Copy each line exactly. Drop every picture.

**Material provided**
------------------------------

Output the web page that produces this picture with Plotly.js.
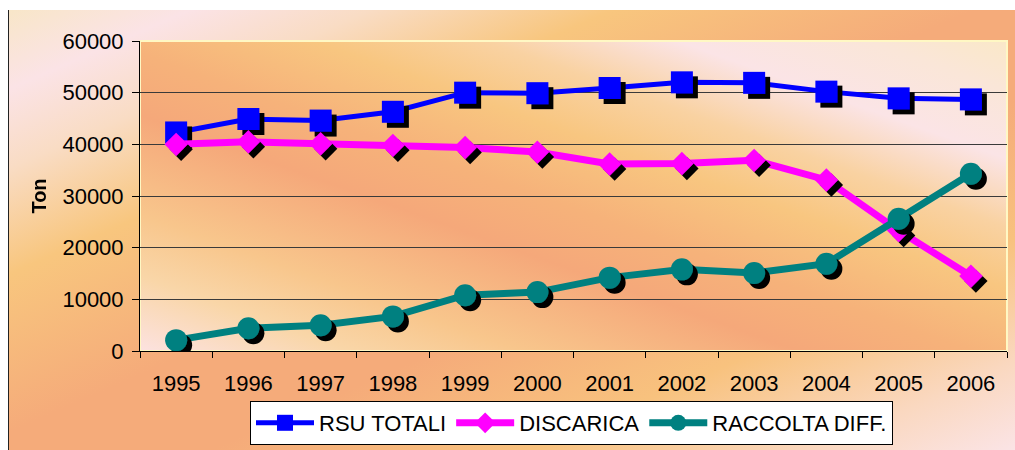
<!DOCTYPE html>
<html>
<head>
<meta charset="utf-8">
<script src="https://cdn.plot.ly/plotly-3.0.1.min.js"></script>
<style>
  html, body { margin: 0; padding: 0; background: #ffffff; width: 1015px; height: 450px; overflow: hidden; }
  #outer {
    position: absolute; left: 8px; top: 10px; width: 1007px; height: 440px;
    border-left: 1px solid #222;
    background: linear-gradient(to bottom right,
      #f8e6c8 0%, #fbe3e6 9%, #f9dcc4 18%, #f8c67e 30%, #f5ab7a 48%,
      #f5ab7a 60%, #f8c27e 76%, #fad8c0 90%, #fbe4e6 100%);
  }
  #plotbg {
    position: absolute; left: 140px; top: 41px; width: 867px; height: 310px;
    background: linear-gradient(to top right,
      #fce2e0 0%, #f9d6a8 12%, #f8c68c 22%, #f5a87a 38%, #f6b27a 48%,
      #f8c680 60%, #f9d2a2 70%, #fbe4e6 81%, #fae6d8 92%, #fae8c8 100%);
  }
  #chart { position: absolute; left: 0; top: 0; width: 1015px; height: 450px; }
  .scatterlayer .trace .points { filter: url(#shadow); }
</style>
</head>
<body>
<svg width="0" height="0" style="position:absolute">
  <defs>
    <filter id="shadow" x="-50%" y="-50%" width="200%" height="200%">
      <feDropShadow dx="5" dy="5" stdDeviation="0.6" flood-color="#000000" flood-opacity="1"/>
    </filter>
  </defs>
</svg>
<div id="outer"></div>
<div id="plotbg"></div>
<div id="chart"></div>
<script>
const years = ['1995', '1996', '1997', '1998', '1999', '2000', '2001', '2002', '2003', '2004', '2005', '2006'];
const rsuTotali = [42300, 44900, 44600, 46300, 50000, 49900, 50900, 52000, 51900, 50200, 48900, 48700];
const discarica = [40000, 40500, 40100, 39800, 39400, 38500, 36200, 36300, 36900, 33100, 23300, 14500];
const raccoltaDiff = [2100, 4400, 5000, 6700, 10800, 11400, 14200, 15800, 15100, 16900, 25600, 34300];
const seriesNames = ['RSU TOTALI', 'DISCARICA', 'RACCOLTA DIFF.'];
const yTickVals = [0, 10000, 20000, 30000, 40000, 50000, 60000];

const font = 'Arial, "Liberation Sans", sans-serif';

const traces = [
  {
    x: years, y: rsuTotali, name: seriesNames[0], type: 'scatter', mode: 'lines+markers',
    line: { color: '#0000ff', width: 5 },
    marker: { symbol: 'square', size: 22, color: '#0000ff' }
  },
  {
    x: years, y: discarica, name: seriesNames[1], type: 'scatter', mode: 'lines+markers',
    line: { color: '#ff00ff', width: 7 },
    marker: { symbol: 'diamond', size: 18, color: '#ff00ff' }
  },
  {
    x: years, y: raccoltaDiff, name: seriesNames[2], type: 'scatter', mode: 'lines+markers',
    line: { color: '#008080', width: 7 },
    marker: { symbol: 'circle', size: 22, color: '#008080' }
  }
];

const layout = {
  width: 1015, height: 450,
  margin: { l: 140, r: 8, t: 41, b: 99, pad: 0 },
  paper_bgcolor: 'rgba(0,0,0,0)',
  plot_bgcolor: 'rgba(0,0,0,0)',
  font: { family: font, size: 22, color: '#000000' },
  showlegend: true,
  xaxis: {
    type: 'category',
    range: [-0.5, 11.5],
    tickson: 'boundaries',
    ticks: 'outside', ticklen: 6, tickwidth: 1, tickcolor: '#000000',
    showline: true, linecolor: '#000000', linewidth: 1,
    showgrid: false, zeroline: false,
    tickfont: { family: font, size: 22, color: '#000000' },
    ticklabelstandoff: 13
  },
  yaxis: {
    range: [0, 60000],
    tickvals: yTickVals,
    tickformat: 'd',
    ticks: 'outside', ticklen: 7, tickwidth: 1, tickcolor: '#000000',
    showline: true, linecolor: '#000000', linewidth: 1,
    showgrid: true, gridcolor: '#3a3a3a', gridwidth: 1,
    zeroline: false,
    tickfont: { family: font, size: 22, color: '#000000' },
    ticklabelstandoff: 4,
    title: { text: 'Ton', font: { family: font, size: 20, color: '#000000', weight: 'bold' }, standoff: 10 }
  },
  shapes: [
    { type: 'rect', xref: 'paper', yref: 'paper', x0: 0, x1: 1, y0: 0, y1: 1,
      line: { color: '#fff8c4', width: 2 }, fillcolor: 'rgba(0,0,0,0)', layer: 'below' }
  ],
  legend: {
    orientation: 'h',
    xref: 'container', yref: 'container',
    x: 250 / 1015, xanchor: 'left',
    y: 1 - 401 / 450, yanchor: 'top',
    bgcolor: '#ffffff', bordercolor: '#000000', borderwidth: 1,
    font: { family: font, size: 22, color: '#000000' },
    itemwidth: 58,
    traceorder: 'normal'
  }
};

Plotly.newPlot('chart', traces, layout, { displayModeBar: false, staticPlot: true });
</script>
</body>
</html>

------------------------------

**The output**
Output the web page that produces this picture with Plotly.js.
<!DOCTYPE html>
<html>
<head>
<meta charset="utf-8">
<script src="https://cdn.plot.ly/plotly-3.0.1.min.js"></script>
<style>
  html, body { margin: 0; padding: 0; background: #ffffff; width: 1015px; height: 450px; overflow: hidden; }
  #outer {
    position: absolute; left: 8px; top: 10px; width: 1007px; height: 440px;
    border-left: 1px solid #222;
    background: linear-gradient(to bottom right,
      #f8e6c8 0%, #fbe3e6 9%, #f9dcc4 18%, #f8c67e 30%, #f5ab7a 48%,
      #f5ab7a 60%, #f8c27e 76%, #fad8c0 90%, #fbe4e6 100%);
  }
  #plotbg {
    position: absolute; left: 140px; top: 41px; width: 867px; height: 310px;
    background: linear-gradient(to top right,
      #fce2e0 0%, #f9d6a8 12%, #f8c68c 22%, #f5a87a 38%, #f6b27a 48%,
      #f8c680 60%, #f9d2a2 70%, #fbe4e6 81%, #fae6d8 92%, #fae8c8 100%);
  }
  #chart { position: absolute; left: 0; top: 0; width: 1015px; height: 450px; }
  .scatterlayer .trace .points { filter: url(#shadow); }
</style>
</head>
<body>
<svg width="0" height="0" style="position:absolute">
  <defs>
    <filter id="shadow" x="-50%" y="-50%" width="200%" height="200%">
      <feDropShadow dx="5" dy="5" stdDeviation="0.6" flood-color="#000000" flood-opacity="1"/>
    </filter>
  </defs>
</svg>
<div id="outer"></div>
<div id="plotbg"></div>
<div id="chart"></div>
<script>
const years = ['1995', '1996', '1997', '1998', '1999', '2000', '2001', '2002', '2003', '2004', '2005', '2006'];
const rsuTotali = [42300, 44900, 44600, 46300, 50000, 49900, 50900, 52000, 51900, 50200, 48900, 48700];
const discarica = [40000, 40500, 40100, 39800, 39400, 38500, 36200, 36300, 36900, 33100, 23300, 14500];
const raccoltaDiff = [2100, 4400, 5000, 6700, 10800, 11400, 14200, 15800, 15100, 16900, 25600, 34300];
const seriesNames = ['RSU TOTALI', 'DISCARICA', 'RACCOLTA DIFF.'];
const yTickVals = [0, 10000, 20000, 30000, 40000, 50000, 60000];

const font = 'Arial, "Liberation Sans", sans-serif';

const traces = [
  {
    x: years, y: rsuTotali, name: seriesNames[0], type: 'scatter', mode: 'lines+markers',
    line: { color: '#0000ff', width: 5 },
    marker: { symbol: 'square', size: 22, color: '#0000ff' }
  },
  {
    x: years, y: discarica, name: seriesNames[1], type: 'scatter', mode: 'lines+markers',
    line: { color: '#ff00ff', width: 7 },
    marker: { symbol: 'diamond', size: 18, color: '#ff00ff' }
  },
  {
    x: years, y: raccoltaDiff, name: seriesNames[2], type: 'scatter', mode: 'lines+markers',
    line: { color: '#008080', width: 7 },
    marker: { symbol: 'circle', size: 22, color: '#008080' }
  }
];

const layout = {
  width: 1015, height: 450,
  margin: { l: 140, r: 8, t: 41, b: 99, pad: 0 },
  paper_bgcolor: 'rgba(0,0,0,0)',
  plot_bgcolor: 'rgba(0,0,0,0)',
  font: { family: font, size: 22, color: '#000000' },
  showlegend: true,
  xaxis: {
    type: 'category',
    range: [-0.5, 11.5],
    tickson: 'boundaries',
    ticks: 'outside', ticklen: 6, tickwidth: 1, tickcolor: '#000000',
    showline: true, linecolor: '#000000', linewidth: 1,
    showgrid: false, zeroline: false,
    tickfont: { family: font, size: 22, color: '#000000' },
    ticklabelstandoff: 13
  },
  yaxis: {
    range: [0, 60000],
    tickvals: yTickVals,
    tickformat: 'd',
    ticks: 'outside', ticklen: 7, tickwidth: 1, tickcolor: '#000000',
    showline: true, linecolor: '#000000', linewidth: 1,
    showgrid: true, gridcolor: '#3a3a3a', gridwidth: 1,
    zeroline: false,
    tickfont: { family: font, size: 22, color: '#000000' },
    ticklabelstandoff: 4,
    title: { text: 'Ton', font: { family: font, size: 20, color: '#000000', weight: 'bold' }, standoff: 10 }
  },
  shapes: [
    { type: 'rect', xref: 'paper', yref: 'paper', x0: 0, x1: 1, y0: 0, y1: 1,
      line: { color: '#fff8c4', width: 2 }, fillcolor: 'rgba(0,0,0,0)', layer: 'below' }
  ],
  legend: {
    orientation: 'h',
    xref: 'container', yref: 'container',
    x: 250 / 1015, xanchor: 'left',
    y: 1 - 401 / 450, yanchor: 'top',
    bgcolor: '#ffffff', bordercolor: '#000000', borderwidth: 1,
    font: { family: font, size: 22, color: '#000000' },
    itemwidth: 58,
    traceorder: 'normal'
  }
};

Plotly.newPlot('chart', traces, layout, { displayModeBar: false, staticPlot: true });
</script>
</body>
</html>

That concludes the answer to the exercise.